As part of the base class for some extensive unit testing, I am writing a helper function which recursively compares the nodes of one XmlDocument object to another in C# (.NET). Some requirements of this:

  • The first document is the source, e.g. what I want the XML document to look like. Thus the second is the one I want to find differences in and it must not contain extra nodes not in the first document.
  • Must throw an exception when too many significant differences are found, and it should be easily understood by a human glancing at the description.
  • Child element order is important, attributes can be in any order.
  • Some attributes are ignorable; specifically xsi:schemaLocation and xmlns:xsi, though I would like to be able to pass in which ones are.
  • Prefixes for namespaces must match in both attributes and elements.
  • Whitespace between elements is irrelevant.
  • Elements will either have child elements or InnerText, but not both.

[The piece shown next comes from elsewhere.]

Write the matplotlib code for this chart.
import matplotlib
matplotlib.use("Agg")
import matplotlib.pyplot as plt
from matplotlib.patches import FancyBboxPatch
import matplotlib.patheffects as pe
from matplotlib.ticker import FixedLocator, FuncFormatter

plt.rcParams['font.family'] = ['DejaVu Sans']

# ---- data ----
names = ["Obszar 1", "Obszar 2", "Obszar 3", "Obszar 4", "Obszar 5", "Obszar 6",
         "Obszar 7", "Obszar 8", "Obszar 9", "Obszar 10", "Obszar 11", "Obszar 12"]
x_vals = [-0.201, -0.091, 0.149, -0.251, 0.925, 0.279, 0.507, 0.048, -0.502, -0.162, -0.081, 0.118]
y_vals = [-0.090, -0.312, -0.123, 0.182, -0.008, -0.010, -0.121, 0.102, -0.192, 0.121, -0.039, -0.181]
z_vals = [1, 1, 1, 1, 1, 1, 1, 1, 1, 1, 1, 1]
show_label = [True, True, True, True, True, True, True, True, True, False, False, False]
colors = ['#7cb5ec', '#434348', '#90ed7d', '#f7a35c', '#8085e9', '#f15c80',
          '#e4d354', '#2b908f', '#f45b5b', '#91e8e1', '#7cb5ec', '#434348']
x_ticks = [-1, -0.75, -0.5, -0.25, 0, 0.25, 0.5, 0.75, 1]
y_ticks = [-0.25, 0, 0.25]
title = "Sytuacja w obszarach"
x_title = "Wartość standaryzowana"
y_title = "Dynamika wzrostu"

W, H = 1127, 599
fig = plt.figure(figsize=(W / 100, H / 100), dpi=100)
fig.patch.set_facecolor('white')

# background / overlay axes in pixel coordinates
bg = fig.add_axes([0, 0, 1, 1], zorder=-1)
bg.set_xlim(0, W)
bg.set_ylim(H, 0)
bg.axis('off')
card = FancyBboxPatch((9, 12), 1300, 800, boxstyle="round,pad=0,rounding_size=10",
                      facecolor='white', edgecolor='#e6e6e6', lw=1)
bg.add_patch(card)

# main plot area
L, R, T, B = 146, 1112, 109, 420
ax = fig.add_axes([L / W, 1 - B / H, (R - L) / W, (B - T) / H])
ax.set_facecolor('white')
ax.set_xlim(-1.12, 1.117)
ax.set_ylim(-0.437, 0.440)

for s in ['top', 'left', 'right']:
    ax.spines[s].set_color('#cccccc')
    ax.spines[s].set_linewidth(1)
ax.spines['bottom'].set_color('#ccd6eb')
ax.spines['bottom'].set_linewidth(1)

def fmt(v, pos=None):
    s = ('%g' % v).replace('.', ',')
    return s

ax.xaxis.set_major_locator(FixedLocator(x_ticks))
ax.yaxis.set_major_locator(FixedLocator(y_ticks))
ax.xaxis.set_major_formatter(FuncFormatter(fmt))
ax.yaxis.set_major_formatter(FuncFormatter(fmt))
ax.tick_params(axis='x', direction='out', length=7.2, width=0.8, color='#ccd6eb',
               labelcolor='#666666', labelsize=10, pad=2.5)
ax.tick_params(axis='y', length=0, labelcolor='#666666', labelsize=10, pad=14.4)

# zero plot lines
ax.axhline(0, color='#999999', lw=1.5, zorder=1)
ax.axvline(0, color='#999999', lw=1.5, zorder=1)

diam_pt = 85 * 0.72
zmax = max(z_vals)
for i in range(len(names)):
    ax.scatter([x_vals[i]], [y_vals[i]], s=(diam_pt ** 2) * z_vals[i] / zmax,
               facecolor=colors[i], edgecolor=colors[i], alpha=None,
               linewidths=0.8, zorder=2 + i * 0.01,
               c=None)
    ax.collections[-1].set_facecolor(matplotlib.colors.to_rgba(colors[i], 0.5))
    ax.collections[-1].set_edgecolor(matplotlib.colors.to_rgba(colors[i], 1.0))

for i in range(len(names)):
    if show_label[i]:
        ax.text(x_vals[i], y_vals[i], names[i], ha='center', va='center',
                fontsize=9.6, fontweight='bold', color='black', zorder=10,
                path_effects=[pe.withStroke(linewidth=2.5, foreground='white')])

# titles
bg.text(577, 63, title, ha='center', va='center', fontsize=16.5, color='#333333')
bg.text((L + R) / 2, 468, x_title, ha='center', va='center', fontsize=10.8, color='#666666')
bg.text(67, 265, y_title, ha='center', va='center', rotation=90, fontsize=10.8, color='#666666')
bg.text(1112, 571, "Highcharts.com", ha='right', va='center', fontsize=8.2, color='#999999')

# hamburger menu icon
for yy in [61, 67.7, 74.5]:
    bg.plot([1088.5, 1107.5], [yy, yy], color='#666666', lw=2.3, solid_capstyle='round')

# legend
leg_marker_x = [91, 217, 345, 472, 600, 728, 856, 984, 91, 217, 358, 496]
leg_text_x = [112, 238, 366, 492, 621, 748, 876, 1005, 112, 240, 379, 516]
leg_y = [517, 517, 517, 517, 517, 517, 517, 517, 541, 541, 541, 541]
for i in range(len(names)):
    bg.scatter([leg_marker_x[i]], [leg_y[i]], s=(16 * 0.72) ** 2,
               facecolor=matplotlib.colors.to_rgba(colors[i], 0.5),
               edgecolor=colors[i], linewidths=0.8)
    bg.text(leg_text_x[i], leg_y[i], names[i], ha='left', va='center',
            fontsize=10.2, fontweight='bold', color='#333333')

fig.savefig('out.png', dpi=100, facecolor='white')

While I'm scrapping something together: has anyone written such code and would it be possible to share it here?

On an aside, what would you call the first and second documents? I've been referring to them as "source" and "target", but it feels wrong since the source is what I want the target to look like, else I throw an exception.


Solution 1:

Microsoft has an XML diff API that you can use.

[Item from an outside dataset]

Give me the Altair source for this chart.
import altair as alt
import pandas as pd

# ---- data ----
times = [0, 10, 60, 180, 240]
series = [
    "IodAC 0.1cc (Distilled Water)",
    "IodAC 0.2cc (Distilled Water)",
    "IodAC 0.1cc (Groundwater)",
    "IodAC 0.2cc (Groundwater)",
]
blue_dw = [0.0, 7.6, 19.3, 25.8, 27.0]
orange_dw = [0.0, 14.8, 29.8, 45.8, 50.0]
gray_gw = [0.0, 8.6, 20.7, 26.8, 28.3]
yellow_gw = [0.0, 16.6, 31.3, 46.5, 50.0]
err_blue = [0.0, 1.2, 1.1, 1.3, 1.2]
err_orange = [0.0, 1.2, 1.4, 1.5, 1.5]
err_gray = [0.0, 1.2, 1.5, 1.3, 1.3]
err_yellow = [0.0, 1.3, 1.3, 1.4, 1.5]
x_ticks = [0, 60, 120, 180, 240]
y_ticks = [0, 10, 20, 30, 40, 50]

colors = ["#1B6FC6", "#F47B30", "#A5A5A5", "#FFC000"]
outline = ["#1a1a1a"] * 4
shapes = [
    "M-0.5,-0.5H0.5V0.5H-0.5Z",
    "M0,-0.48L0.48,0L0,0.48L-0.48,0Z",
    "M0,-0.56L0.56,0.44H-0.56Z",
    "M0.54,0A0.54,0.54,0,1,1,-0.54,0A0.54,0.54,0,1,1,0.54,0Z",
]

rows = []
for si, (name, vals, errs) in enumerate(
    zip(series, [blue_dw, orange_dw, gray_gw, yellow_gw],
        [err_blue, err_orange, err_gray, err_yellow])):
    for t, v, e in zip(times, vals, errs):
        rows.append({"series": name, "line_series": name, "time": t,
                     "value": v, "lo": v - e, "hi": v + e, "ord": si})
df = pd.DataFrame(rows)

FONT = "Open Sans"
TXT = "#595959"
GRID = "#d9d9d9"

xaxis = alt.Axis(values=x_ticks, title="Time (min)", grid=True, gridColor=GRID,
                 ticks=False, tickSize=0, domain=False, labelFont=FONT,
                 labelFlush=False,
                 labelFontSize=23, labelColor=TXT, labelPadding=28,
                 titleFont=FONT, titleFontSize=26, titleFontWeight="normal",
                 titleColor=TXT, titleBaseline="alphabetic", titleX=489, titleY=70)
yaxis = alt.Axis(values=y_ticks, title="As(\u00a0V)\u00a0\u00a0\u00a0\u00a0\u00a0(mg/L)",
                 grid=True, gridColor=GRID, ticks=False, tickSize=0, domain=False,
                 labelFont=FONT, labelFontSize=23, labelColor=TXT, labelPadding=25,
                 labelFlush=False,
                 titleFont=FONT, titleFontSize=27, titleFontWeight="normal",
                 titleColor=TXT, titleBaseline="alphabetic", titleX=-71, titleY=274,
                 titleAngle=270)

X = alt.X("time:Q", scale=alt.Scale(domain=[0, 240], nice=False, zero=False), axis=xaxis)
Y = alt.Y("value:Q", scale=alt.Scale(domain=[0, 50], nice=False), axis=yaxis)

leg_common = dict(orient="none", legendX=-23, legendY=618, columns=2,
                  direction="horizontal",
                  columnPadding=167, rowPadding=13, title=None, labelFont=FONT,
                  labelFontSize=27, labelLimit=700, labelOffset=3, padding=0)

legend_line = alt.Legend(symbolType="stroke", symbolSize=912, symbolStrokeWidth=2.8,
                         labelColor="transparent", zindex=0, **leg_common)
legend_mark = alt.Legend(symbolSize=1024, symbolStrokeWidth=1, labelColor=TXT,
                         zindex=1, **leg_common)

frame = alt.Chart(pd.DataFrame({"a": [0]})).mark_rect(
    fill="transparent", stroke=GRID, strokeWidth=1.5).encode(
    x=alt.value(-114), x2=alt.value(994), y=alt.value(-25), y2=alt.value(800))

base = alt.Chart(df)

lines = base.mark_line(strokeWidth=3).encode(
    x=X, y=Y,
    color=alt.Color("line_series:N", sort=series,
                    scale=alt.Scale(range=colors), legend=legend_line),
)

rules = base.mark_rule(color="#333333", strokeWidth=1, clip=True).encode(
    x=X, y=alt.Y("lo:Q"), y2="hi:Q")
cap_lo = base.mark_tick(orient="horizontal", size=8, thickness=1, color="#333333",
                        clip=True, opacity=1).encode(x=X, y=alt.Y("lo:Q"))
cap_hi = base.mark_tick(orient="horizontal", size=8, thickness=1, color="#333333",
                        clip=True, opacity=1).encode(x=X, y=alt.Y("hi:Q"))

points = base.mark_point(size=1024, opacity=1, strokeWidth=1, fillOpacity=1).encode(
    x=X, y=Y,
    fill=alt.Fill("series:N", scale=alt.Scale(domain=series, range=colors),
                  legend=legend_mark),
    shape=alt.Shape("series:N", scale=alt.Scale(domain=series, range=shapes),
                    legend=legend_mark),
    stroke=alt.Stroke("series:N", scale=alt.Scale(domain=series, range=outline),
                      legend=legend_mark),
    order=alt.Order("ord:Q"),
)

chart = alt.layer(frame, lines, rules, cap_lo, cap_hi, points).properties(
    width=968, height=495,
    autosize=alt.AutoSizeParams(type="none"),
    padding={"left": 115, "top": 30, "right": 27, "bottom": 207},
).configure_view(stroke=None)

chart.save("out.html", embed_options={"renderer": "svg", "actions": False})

Unofficial NuGet: https://www.nuget.org/packages/XMLDiffPatch.

Solution 2:

I googled up a more complete list of solutions of this problem today, I am going to try one of them soon:

  • http://xmlunit.sourceforge.net/
  • http://msdn.microsoft.com/en-us/library/aa302294.aspx
  • http://jolt.codeplex.com/wikipage?title=Jolt.Testing.Assertions.XML.Adaptors
  • http://www.codethinked.com/checking-xml-for-semantic-equivalence-in-c
  • https://vkreynin.wordpress.com/tag/xml/
  • http://gandrusz.blogspot.com/2008/07/recently-i-have-run-into-usual-problem.html
  • http://xmlspecificationcompare.codeplex.com/
  • https://github.com/netbike/netbike.xmlunit

Solution 3:

This code doesn't satisfy all your requirements, but it's simple and I'm using for my unit tests. Attribute order doesn't matter, but element order does. Element inner text is not compared. I also ignored case when comparing attributes, but you can easily remove that.

public bool XMLCompare(XElement primary, XElement secondary)
{
    if (primary.HasAttributes) {
        if (primary.Attributes().Count() != secondary.Attributes().Count())
            return false;
        foreach (XAttribute attr in primary.Attributes()) {
            if (secondary.Attribute(attr.Name.LocalName) == null)
                return false;
            if (attr.Value.ToLower() != secondary.Attribute(attr.Name.LocalName).Value.ToLower())
                return false;
        }
    }
    if (primary.HasElements) {
        if (primary.Elements().Count() != secondary.Elements().Count())
            return false;
        for (var i = 0; i <= primary.Elements().Count() - 1; i++) {
            if (XMLCompare(primary.Elements().Skip(i).Take(1).Single(), secondary.Elements().Skip(i).Take(1).Single()) == false)
                return false;
        }
    }
    return true;
}